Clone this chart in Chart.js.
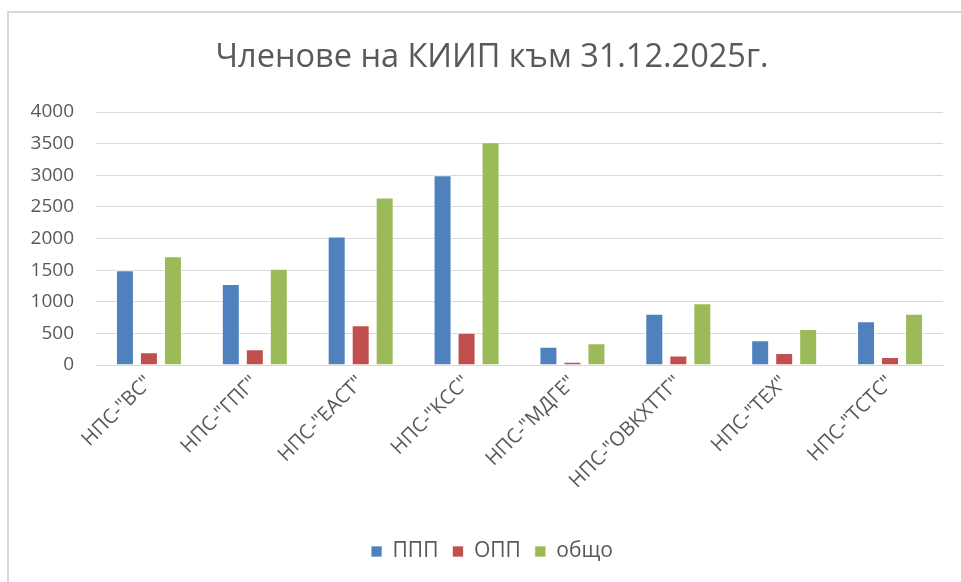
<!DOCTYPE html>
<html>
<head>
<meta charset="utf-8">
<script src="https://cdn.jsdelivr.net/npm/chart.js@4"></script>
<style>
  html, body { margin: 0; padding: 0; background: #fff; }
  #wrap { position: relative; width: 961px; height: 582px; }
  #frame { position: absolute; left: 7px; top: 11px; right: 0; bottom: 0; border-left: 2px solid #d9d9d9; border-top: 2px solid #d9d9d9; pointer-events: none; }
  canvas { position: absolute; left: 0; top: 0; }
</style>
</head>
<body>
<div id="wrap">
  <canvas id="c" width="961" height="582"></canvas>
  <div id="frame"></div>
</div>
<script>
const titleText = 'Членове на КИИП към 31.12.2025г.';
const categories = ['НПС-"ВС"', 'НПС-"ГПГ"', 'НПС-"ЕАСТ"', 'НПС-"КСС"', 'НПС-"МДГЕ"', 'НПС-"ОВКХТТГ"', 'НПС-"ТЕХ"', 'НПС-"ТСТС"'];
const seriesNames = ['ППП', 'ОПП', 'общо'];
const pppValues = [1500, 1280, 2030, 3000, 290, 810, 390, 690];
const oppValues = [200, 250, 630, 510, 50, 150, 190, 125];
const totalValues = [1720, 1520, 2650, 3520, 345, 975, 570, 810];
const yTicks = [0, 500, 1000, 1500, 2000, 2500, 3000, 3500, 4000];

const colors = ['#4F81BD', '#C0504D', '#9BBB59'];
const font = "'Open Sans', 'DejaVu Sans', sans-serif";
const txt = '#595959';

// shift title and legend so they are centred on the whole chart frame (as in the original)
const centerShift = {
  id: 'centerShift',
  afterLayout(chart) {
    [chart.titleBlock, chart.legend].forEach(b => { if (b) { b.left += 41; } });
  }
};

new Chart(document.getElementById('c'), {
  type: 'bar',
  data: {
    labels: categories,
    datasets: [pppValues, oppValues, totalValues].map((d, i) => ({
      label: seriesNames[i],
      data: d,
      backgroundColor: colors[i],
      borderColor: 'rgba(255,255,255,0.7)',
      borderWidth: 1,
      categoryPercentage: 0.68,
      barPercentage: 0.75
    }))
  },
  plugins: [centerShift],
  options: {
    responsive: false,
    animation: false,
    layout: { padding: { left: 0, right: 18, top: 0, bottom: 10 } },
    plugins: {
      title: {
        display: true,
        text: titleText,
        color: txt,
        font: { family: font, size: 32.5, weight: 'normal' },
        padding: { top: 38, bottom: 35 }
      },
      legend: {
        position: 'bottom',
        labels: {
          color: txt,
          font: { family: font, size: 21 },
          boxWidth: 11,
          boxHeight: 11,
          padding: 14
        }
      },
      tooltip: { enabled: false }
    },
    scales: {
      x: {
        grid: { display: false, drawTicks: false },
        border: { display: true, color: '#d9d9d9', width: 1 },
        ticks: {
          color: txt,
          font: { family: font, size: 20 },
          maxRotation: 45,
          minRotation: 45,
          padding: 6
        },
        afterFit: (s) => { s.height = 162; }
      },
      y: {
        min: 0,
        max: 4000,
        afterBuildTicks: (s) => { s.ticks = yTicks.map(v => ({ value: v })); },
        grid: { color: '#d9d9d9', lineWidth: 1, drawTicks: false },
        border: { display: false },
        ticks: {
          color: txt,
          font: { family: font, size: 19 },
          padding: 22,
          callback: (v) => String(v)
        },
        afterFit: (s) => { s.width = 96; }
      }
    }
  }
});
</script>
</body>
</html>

========

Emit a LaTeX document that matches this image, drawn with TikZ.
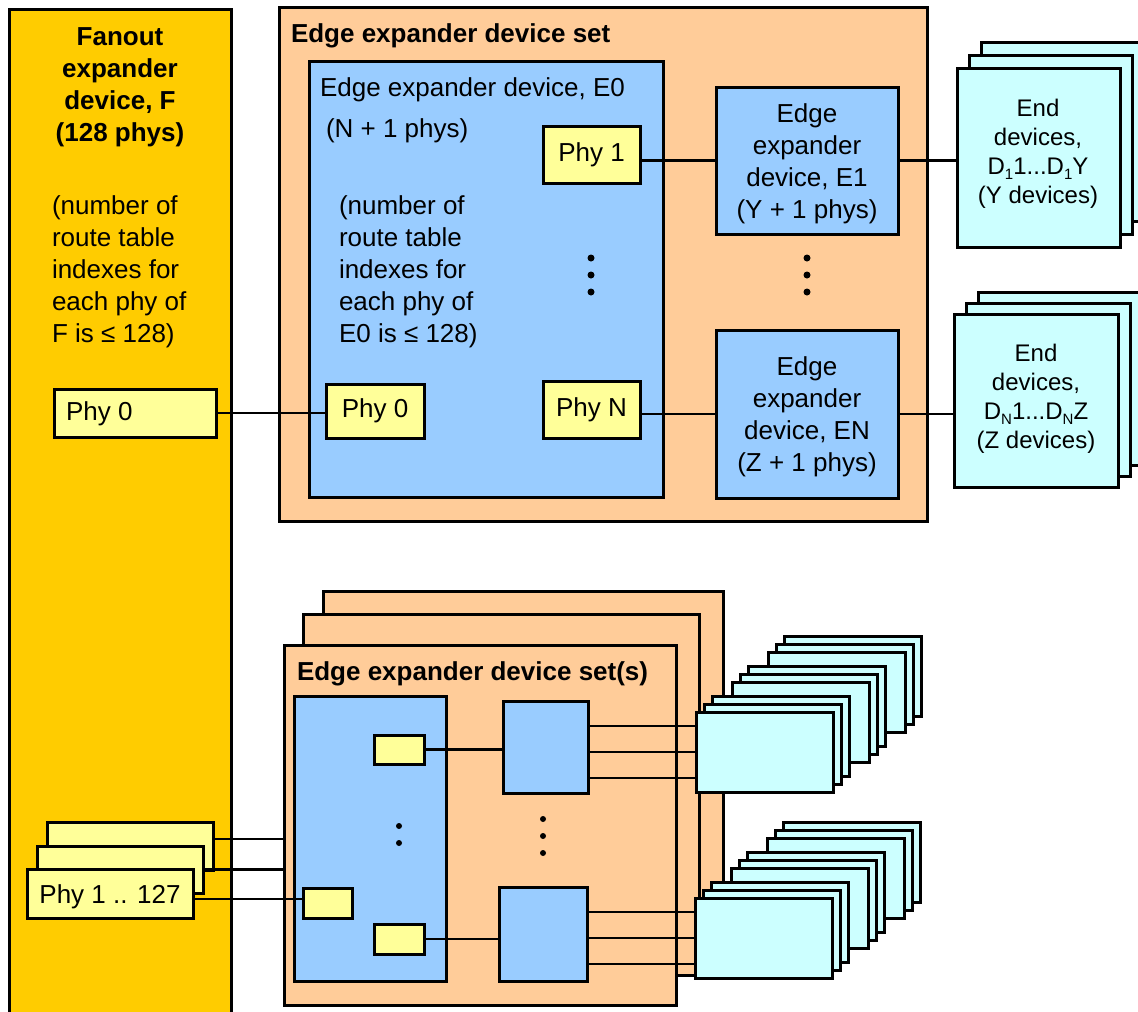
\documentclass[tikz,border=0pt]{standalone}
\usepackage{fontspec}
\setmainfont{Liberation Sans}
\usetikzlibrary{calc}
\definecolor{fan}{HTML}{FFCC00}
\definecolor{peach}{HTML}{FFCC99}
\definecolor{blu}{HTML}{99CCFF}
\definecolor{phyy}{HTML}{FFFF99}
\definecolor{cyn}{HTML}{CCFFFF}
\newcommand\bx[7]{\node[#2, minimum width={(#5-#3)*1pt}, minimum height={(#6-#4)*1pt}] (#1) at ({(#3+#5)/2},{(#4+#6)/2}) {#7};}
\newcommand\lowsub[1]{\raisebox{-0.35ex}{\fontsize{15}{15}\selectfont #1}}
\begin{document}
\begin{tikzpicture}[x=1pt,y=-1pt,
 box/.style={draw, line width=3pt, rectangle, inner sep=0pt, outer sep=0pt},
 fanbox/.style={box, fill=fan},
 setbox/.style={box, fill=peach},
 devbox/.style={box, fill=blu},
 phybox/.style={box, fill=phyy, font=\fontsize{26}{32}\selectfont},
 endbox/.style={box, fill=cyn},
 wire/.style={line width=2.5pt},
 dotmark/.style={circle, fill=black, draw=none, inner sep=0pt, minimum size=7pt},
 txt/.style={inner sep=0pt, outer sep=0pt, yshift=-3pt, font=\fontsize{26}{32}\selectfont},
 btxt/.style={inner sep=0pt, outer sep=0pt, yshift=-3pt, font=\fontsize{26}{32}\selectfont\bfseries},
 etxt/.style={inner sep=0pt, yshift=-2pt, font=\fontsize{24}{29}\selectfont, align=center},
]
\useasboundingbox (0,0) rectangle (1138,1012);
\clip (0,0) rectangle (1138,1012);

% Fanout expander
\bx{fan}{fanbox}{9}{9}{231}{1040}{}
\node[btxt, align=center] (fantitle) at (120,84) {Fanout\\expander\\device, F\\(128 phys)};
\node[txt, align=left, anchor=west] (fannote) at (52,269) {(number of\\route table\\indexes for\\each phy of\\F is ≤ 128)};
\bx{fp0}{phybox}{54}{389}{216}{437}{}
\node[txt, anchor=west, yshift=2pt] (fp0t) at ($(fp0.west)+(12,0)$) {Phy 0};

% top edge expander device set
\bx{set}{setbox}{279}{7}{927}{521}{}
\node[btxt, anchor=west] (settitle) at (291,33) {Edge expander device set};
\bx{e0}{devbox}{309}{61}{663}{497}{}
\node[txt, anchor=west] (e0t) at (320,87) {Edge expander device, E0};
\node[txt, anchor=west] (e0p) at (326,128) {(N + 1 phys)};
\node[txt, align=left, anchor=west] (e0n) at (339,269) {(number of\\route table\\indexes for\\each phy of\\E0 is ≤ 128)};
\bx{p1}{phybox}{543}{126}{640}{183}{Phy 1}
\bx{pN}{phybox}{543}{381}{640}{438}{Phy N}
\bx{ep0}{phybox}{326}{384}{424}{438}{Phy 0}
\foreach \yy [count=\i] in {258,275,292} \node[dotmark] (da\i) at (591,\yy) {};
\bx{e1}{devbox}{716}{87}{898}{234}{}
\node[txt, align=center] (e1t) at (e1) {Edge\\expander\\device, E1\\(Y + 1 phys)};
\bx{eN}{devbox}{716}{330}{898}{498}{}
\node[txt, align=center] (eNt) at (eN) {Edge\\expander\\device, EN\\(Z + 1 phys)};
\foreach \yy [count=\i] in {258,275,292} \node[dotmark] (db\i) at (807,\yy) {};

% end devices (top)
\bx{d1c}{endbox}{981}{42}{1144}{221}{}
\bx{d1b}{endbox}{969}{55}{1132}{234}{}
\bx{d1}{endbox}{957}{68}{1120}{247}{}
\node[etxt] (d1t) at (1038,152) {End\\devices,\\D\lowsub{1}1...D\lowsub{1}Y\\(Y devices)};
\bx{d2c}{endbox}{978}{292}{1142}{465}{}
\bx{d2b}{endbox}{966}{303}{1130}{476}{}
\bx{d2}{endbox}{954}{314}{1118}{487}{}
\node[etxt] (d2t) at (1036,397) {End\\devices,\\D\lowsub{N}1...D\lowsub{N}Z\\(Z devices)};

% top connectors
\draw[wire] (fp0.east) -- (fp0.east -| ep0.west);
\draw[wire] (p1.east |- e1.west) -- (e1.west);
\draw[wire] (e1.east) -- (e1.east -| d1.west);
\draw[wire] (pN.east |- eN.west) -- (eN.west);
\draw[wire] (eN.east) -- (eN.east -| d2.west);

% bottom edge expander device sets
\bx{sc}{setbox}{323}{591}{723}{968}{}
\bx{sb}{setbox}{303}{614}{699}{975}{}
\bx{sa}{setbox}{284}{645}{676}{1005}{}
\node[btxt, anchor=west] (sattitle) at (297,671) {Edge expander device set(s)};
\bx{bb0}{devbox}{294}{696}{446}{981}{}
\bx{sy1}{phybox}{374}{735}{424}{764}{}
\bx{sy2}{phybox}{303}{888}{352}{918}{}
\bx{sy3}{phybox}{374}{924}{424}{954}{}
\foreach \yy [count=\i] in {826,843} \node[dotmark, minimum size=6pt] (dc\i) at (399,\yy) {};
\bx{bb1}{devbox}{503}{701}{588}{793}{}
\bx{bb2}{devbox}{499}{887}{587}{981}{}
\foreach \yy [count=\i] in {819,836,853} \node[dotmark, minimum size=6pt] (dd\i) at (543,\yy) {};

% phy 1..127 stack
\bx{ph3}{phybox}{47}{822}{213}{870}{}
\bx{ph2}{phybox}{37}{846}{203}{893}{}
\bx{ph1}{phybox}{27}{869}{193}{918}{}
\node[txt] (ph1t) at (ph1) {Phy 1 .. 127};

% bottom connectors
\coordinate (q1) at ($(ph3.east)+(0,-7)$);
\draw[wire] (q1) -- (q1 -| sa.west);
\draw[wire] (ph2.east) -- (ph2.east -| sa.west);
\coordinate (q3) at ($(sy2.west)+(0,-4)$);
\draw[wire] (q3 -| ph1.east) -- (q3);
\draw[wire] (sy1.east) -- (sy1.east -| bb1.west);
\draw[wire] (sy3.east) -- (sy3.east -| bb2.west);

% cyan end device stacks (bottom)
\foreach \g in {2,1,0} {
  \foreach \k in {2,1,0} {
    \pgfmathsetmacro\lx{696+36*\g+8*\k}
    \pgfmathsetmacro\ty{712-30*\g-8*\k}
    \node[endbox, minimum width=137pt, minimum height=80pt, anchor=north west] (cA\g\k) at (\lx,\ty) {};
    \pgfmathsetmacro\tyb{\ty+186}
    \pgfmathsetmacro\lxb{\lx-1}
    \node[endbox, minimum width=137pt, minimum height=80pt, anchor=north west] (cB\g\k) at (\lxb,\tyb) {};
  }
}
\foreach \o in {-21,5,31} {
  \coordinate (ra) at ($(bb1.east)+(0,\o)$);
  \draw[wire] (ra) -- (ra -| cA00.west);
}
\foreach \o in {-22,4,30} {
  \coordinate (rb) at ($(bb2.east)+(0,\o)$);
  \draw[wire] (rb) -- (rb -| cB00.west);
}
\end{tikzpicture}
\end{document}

========

Pictures do not belong in the copy. Reproduce exactly the lines from the one with "Emit a LaTeX" to the one with "anchor=west, yshift=2pt] (fp0t)", both lines included.

• _REPLY_
Emit a LaTeX document that matches this image, drawn with TikZ.
\documentclass[tikz,border=0pt]{standalone}
\usepackage{fontspec}
\setmainfont{Liberation Sans}
\usetikzlibrary{calc}
\definecolor{fan}{HTML}{FFCC00}
\definecolor{peach}{HTML}{FFCC99}
\definecolor{blu}{HTML}{99CCFF}
\definecolor{phyy}{HTML}{FFFF99}
\definecolor{cyn}{HTML}{CCFFFF}
\newcommand\bx[7]{\node[#2, minimum width={(#5-#3)*1pt}, minimum height={(#6-#4)*1pt}] (#1) at ({(#3+#5)/2},{(#4+#6)/2}) {#7};}
\newcommand\lowsub[1]{\raisebox{-0.35ex}{\fontsize{15}{15}\selectfont #1}}
\begin{document}
\begin{tikzpicture}[x=1pt,y=-1pt,
 box/.style={draw, line width=3pt, rectangle, inner sep=0pt, outer sep=0pt},
 fanbox/.style={box, fill=fan},
 setbox/.style={box, fill=peach},
 devbox/.style={box, fill=blu},
 phybox/.style={box, fill=phyy, font=\fontsize{26}{32}\selectfont},
 endbox/.style={box, fill=cyn},
 wire/.style={line width=2.5pt},
 dotmark/.style={circle, fill=black, draw=none, inner sep=0pt, minimum size=7pt},
 txt/.style={inner sep=0pt, outer sep=0pt, yshift=-3pt, font=\fontsize{26}{32}\selectfont},
 btxt/.style={inner sep=0pt, outer sep=0pt, yshift=-3pt, font=\fontsize{26}{32}\selectfont\bfseries},
 etxt/.style={inner sep=0pt, yshift=-2pt, font=\fontsize{24}{29}\selectfont, align=center},
]
\useasboundingbox (0,0) rectangle (1138,1012);
\clip (0,0) rectangle (1138,1012);

% Fanout expander
\bx{fan}{fanbox}{9}{9}{231}{1040}{}
\node[btxt, align=center] (fantitle) at (120,84) {Fanout\\expander\\device, F\\(128 phys)};
\node[txt, align=left, anchor=west] (fannote) at (52,269) {(number of\\route table\\indexes for\\each phy of\\F is ≤ 128)};
\bx{fp0}{phybox}{54}{389}{216}{437}{}
\node[txt, anchor=west, yshift=2pt] (fp0t) at ($(fp0.west)+(12,0)$) {Phy 0};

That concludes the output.